[Data records]
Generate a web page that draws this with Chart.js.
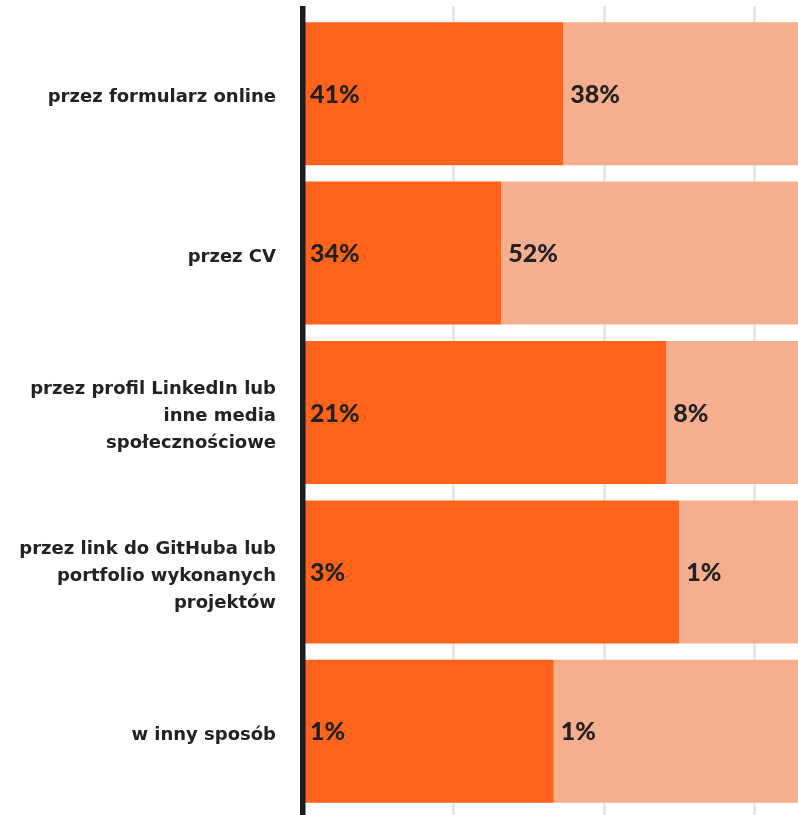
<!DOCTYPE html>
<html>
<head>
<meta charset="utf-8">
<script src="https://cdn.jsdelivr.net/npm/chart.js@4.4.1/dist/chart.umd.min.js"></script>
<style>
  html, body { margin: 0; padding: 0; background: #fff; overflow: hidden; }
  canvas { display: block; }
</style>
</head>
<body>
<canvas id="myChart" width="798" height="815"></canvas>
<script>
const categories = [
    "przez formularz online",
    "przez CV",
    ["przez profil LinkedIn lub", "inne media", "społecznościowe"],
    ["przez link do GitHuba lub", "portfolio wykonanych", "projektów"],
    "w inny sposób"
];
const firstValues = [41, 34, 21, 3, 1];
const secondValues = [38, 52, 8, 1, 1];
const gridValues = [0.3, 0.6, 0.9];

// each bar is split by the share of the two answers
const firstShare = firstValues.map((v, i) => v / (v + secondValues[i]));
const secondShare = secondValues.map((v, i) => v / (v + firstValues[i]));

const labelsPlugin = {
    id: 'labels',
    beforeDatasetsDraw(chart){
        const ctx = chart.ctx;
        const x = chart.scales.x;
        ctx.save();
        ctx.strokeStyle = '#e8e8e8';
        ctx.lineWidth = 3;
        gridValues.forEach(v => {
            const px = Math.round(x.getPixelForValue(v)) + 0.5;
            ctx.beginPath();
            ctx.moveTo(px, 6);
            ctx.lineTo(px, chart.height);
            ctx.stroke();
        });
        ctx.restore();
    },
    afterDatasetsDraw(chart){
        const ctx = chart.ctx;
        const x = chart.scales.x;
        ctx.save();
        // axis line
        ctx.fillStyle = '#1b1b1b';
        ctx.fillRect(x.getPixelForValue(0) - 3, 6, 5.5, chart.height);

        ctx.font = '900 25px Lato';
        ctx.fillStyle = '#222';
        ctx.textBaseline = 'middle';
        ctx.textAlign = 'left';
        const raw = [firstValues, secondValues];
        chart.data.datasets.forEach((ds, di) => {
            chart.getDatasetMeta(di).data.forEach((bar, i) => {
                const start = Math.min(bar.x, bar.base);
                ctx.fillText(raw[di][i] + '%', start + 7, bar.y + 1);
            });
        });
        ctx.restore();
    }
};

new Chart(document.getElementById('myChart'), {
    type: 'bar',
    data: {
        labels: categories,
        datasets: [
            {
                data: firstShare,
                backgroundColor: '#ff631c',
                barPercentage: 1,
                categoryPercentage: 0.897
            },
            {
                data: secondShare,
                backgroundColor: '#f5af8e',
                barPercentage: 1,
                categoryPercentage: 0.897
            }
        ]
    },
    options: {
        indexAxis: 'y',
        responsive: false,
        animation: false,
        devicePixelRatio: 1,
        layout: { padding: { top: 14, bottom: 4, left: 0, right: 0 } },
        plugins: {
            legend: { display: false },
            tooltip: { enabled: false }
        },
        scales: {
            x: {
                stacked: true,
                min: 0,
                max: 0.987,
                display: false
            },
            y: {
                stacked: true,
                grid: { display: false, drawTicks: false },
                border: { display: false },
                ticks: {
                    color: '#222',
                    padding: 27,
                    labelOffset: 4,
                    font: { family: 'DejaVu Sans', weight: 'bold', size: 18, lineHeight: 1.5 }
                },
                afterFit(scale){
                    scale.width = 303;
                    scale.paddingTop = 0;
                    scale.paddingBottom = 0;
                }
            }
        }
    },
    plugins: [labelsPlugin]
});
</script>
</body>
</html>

* * *

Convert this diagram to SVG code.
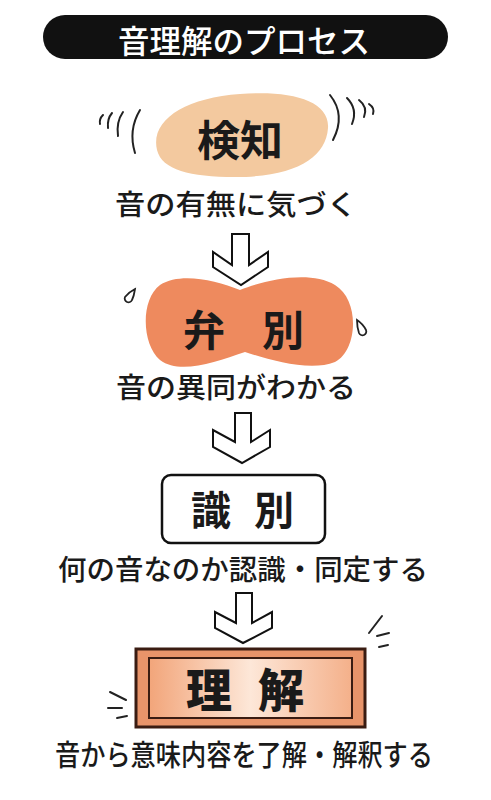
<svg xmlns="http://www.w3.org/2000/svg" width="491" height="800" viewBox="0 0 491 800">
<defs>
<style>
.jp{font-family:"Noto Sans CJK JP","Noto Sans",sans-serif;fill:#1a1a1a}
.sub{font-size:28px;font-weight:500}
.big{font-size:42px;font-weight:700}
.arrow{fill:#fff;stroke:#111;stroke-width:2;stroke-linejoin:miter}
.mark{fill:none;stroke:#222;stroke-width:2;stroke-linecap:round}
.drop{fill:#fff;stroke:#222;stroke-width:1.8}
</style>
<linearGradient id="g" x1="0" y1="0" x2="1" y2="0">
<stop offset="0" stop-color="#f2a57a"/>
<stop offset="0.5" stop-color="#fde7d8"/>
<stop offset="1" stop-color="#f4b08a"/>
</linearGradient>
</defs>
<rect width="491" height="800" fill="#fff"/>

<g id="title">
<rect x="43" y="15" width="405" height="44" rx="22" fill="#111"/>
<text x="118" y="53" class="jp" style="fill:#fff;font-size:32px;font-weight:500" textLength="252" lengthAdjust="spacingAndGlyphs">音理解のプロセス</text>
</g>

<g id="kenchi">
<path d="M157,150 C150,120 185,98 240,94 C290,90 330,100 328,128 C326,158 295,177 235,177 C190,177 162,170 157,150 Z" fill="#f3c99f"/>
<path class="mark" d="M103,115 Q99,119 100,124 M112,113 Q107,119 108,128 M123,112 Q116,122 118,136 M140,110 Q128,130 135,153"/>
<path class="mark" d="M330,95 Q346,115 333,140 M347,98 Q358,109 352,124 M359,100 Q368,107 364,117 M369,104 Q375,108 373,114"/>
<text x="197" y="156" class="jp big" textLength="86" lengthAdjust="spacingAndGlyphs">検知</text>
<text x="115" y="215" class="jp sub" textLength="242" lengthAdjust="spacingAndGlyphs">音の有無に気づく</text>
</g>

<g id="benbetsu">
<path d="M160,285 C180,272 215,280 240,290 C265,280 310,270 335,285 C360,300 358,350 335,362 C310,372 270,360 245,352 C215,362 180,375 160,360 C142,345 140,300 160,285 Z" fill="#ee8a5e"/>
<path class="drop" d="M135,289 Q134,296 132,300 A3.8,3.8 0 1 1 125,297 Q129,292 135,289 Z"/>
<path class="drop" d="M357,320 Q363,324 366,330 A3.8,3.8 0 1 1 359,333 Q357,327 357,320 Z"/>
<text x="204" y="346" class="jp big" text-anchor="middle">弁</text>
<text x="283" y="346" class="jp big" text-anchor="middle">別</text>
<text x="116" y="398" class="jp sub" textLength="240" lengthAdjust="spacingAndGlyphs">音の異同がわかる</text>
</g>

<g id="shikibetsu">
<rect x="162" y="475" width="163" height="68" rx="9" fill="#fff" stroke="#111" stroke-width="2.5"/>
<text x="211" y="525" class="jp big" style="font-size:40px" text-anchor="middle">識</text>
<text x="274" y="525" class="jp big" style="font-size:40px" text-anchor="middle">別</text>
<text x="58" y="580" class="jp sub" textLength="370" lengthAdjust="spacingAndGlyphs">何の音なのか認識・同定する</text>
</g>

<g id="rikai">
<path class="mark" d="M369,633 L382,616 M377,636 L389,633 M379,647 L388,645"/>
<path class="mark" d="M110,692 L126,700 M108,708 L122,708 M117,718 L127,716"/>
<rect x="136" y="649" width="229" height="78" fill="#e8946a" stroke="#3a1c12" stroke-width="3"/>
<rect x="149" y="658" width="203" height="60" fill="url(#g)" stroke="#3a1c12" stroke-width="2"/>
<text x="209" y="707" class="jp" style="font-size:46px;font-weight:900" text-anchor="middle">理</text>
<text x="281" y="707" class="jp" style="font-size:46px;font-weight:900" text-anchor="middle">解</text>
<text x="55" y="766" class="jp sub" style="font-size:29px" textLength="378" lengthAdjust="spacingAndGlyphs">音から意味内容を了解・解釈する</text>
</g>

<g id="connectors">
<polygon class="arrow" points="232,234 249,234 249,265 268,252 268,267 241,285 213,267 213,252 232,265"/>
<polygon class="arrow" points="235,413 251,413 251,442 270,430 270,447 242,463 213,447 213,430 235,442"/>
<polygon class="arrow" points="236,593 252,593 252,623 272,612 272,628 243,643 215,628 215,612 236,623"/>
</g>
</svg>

[Task details] Your answer should be a single number: the count of lines that contain "this".

[The result] 2